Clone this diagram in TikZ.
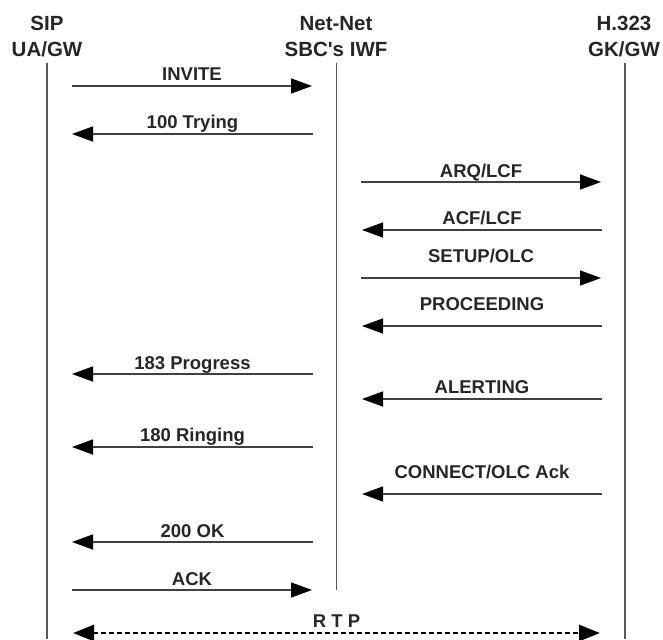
\documentclass[tikz,border=0pt]{standalone}
\usepackage{fontspec}
\setmainfont{Liberation Sans}
\usetikzlibrary{arrows.meta}
\begin{document}
\begin{tikzpicture}[x=1pt,y=-1pt,
  hdr/.style={font=\fontsize{20.5}{26}\selectfont\bfseries, align=center, inner sep=0pt, text=black!85},
  lbl/.style={font=\fontsize{18.5}{20}\selectfont\bfseries, inner sep=0pt, anchor=base, text=black!85},
  life/.style={draw=black!65, line width=1.2pt},
  msg/.style={draw=black!75, line width=1.4pt, -{Triangle[length=21pt,width=15pt,color=black]}},
  rtp/.style={draw=black, line width=2.6pt, dash pattern=on 4.5pt off 3.5pt,
     {Triangle[length=21pt,width=16pt]}-{Triangle[length=21pt,width=16pt]}}
]
\useasboundingbox (0,0) rectangle (663,639);
% headers
\node[hdr, anchor=base] (sip) at (47,57) {SIP\\UA/GW};
\node[hdr, anchor=base] (iwf) at (336,57) {Net-Net\\SBC\textquotesingle s IWF};
\node[hdr, anchor=base] (h323) at (624,57) {H.323\\GK/GW};
% lifelines
\coordinate (sipT) at (47,63);   \coordinate (sipB) at (47,639);
\coordinate (iwfT) at (336.5,63); \coordinate (iwfB) at (336.5,590);
\coordinate (hT) at (625,63);    \coordinate (hB) at (625,639);
\draw[life] (sipT) -- (sipB);
\draw[life] (iwfT) -- (iwfB);
\draw[life] (hT) -- (hB);
% left messages
\coordinate (L1a) at (72,86);  \coordinate (L1b) at (312,86);
\draw[msg] (L1a) -- node[lbl, yshift=5.5pt] (m1) {INVITE} (L1b);
\coordinate (L2a) at (313,134); \coordinate (L2b) at (72,134);
\draw[msg] (L2a) -- node[lbl, yshift=5pt] (m2) {100 Trying} (L2b);
% right messages
\coordinate (R1a) at (361,182); \coordinate (R1b) at (601,182);
\draw[msg] (R1a) -- node[lbl, yshift=5pt] (m3) {ARQ/LCF} (R1b);
\coordinate (R2a) at (602,230); \coordinate (R2b) at (362,230);
\draw[msg] (R2a) -- node[lbl, yshift=6pt] (m4) {ACF/LCF} (R2b);
\coordinate (R3a) at (361,278); \coordinate (R3b) at (601,278);
\draw[msg] (R3a) -- node[lbl, yshift=16pt] (m5) {SETUP/OLC} (R3b);
\coordinate (R4a) at (602,326); \coordinate (R4b) at (362,326);
\draw[msg] (R4a) -- node[lbl, yshift=16pt] (m6) {PROCEEDING} (R4b);
\coordinate (L3a) at (313,374); \coordinate (L3b) at (72,374);
\draw[msg] (L3a) -- node[lbl, yshift=5pt] (m7) {183 Progress} (L3b);
\coordinate (R5a) at (602,399); \coordinate (R5b) at (362,399);
\draw[msg] (R5a) -- node[lbl, yshift=6pt] (m8) {ALERTING} (R5b);
\coordinate (L4a) at (313,447); \coordinate (L4b) at (72,447);
\draw[msg] (L4a) -- node[lbl, yshift=6pt] (m9) {180 Ringing} (L4b);
\coordinate (R6a) at (602,494); \coordinate (R6b) at (362,494);
\draw[msg] (R6a) -- node[lbl, yshift=16pt] (m10) {CONNECT/OLC Ack} (R6b);
\coordinate (L5a) at (313,542); \coordinate (L5b) at (72,542);
\draw[msg] (L5a) -- node[lbl, yshift=5pt] (m11) {200 OK} (L5b);
\coordinate (L6a) at (72,590); \coordinate (L6b) at (312,590);
\draw[msg] (L6a) -- node[lbl, yshift=5pt] (m12) {ACK} (L6b);
% RTP
\coordinate (Pa) at (73,633); \coordinate (Pb) at (600,633);
\draw[rtp] (Pa) -- node[lbl, yshift=6pt] (m13) {R T P} (Pb);
\end{tikzpicture}
\end{document}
---*---
Leave out the pictures and copy the rest of the material above exactly.

_Response for this exercise:_
Clone this diagram in TikZ.
\documentclass[tikz,border=0pt]{standalone}
\usepackage{fontspec}
\setmainfont{Liberation Sans}
\usetikzlibrary{arrows.meta}
\begin{document}
\begin{tikzpicture}[x=1pt,y=-1pt,
  hdr/.style={font=\fontsize{20.5}{26}\selectfont\bfseries, align=center, inner sep=0pt, text=black!85},
  lbl/.style={font=\fontsize{18.5}{20}\selectfont\bfseries, inner sep=0pt, anchor=base, text=black!85},
  life/.style={draw=black!65, line width=1.2pt},
  msg/.style={draw=black!75, line width=1.4pt, -{Triangle[length=21pt,width=15pt,color=black]}},
  rtp/.style={draw=black, line width=2.6pt, dash pattern=on 4.5pt off 3.5pt,
     {Triangle[length=21pt,width=16pt]}-{Triangle[length=21pt,width=16pt]}}
]
\useasboundingbox (0,0) rectangle (663,639);
% headers
\node[hdr, anchor=base] (sip) at (47,57) {SIP\\UA/GW};
\node[hdr, anchor=base] (iwf) at (336,57) {Net-Net\\SBC\textquotesingle s IWF};
\node[hdr, anchor=base] (h323) at (624,57) {H.323\\GK/GW};
% lifelines
\coordinate (sipT) at (47,63);   \coordinate (sipB) at (47,639);
\coordinate (iwfT) at (336.5,63); \coordinate (iwfB) at (336.5,590);
\coordinate (hT) at (625,63);    \coordinate (hB) at (625,639);
\draw[life] (sipT) -- (sipB);
\draw[life] (iwfT) -- (iwfB);
\draw[life] (hT) -- (hB);
% left messages
\coordinate (L1a) at (72,86);  \coordinate (L1b) at (312,86);
\draw[msg] (L1a) -- node[lbl, yshift=5.5pt] (m1) {INVITE} (L1b);
\coordinate (L2a) at (313,134); \coordinate (L2b) at (72,134);
\draw[msg] (L2a) -- node[lbl, yshift=5pt] (m2) {100 Trying} (L2b);
% right messages
\coordinate (R1a) at (361,182); \coordinate (R1b) at (601,182);
\draw[msg] (R1a) -- node[lbl, yshift=5pt] (m3) {ARQ/LCF} (R1b);
\coordinate (R2a) at (602,230); \coordinate (R2b) at (362,230);
\draw[msg] (R2a) -- node[lbl, yshift=6pt] (m4) {ACF/LCF} (R2b);
\coordinate (R3a) at (361,278); \coordinate (R3b) at (601,278);
\draw[msg] (R3a) -- node[lbl, yshift=16pt] (m5) {SETUP/OLC} (R3b);
\coordinate (R4a) at (602,326); \coordinate (R4b) at (362,326);
\draw[msg] (R4a) -- node[lbl, yshift=16pt] (m6) {PROCEEDING} (R4b);
\coordinate (L3a) at (313,374); \coordinate (L3b) at (72,374);
\draw[msg] (L3a) -- node[lbl, yshift=5pt] (m7) {183 Progress} (L3b);
\coordinate (R5a) at (602,399); \coordinate (R5b) at (362,399);
\draw[msg] (R5a) -- node[lbl, yshift=6pt] (m8) {ALERTING} (R5b);
\coordinate (L4a) at (313,447); \coordinate (L4b) at (72,447);
\draw[msg] (L4a) -- node[lbl, yshift=6pt] (m9) {180 Ringing} (L4b);
\coordinate (R6a) at (602,494); \coordinate (R6b) at (362,494);
\draw[msg] (R6a) -- node[lbl, yshift=16pt] (m10) {CONNECT/OLC Ack} (R6b);
\coordinate (L5a) at (313,542); \coordinate (L5b) at (72,542);
\draw[msg] (L5a) -- node[lbl, yshift=5pt] (m11) {200 OK} (L5b);
\coordinate (L6a) at (72,590); \coordinate (L6b) at (312,590);
\draw[msg] (L6a) -- node[lbl, yshift=5pt] (m12) {ACK} (L6b);
% RTP
\coordinate (Pa) at (73,633); \coordinate (Pb) at (600,633);
\draw[rtp] (Pa) -- node[lbl, yshift=6pt] (m13) {R T P} (Pb);
\end{tikzpicture}
\end{document}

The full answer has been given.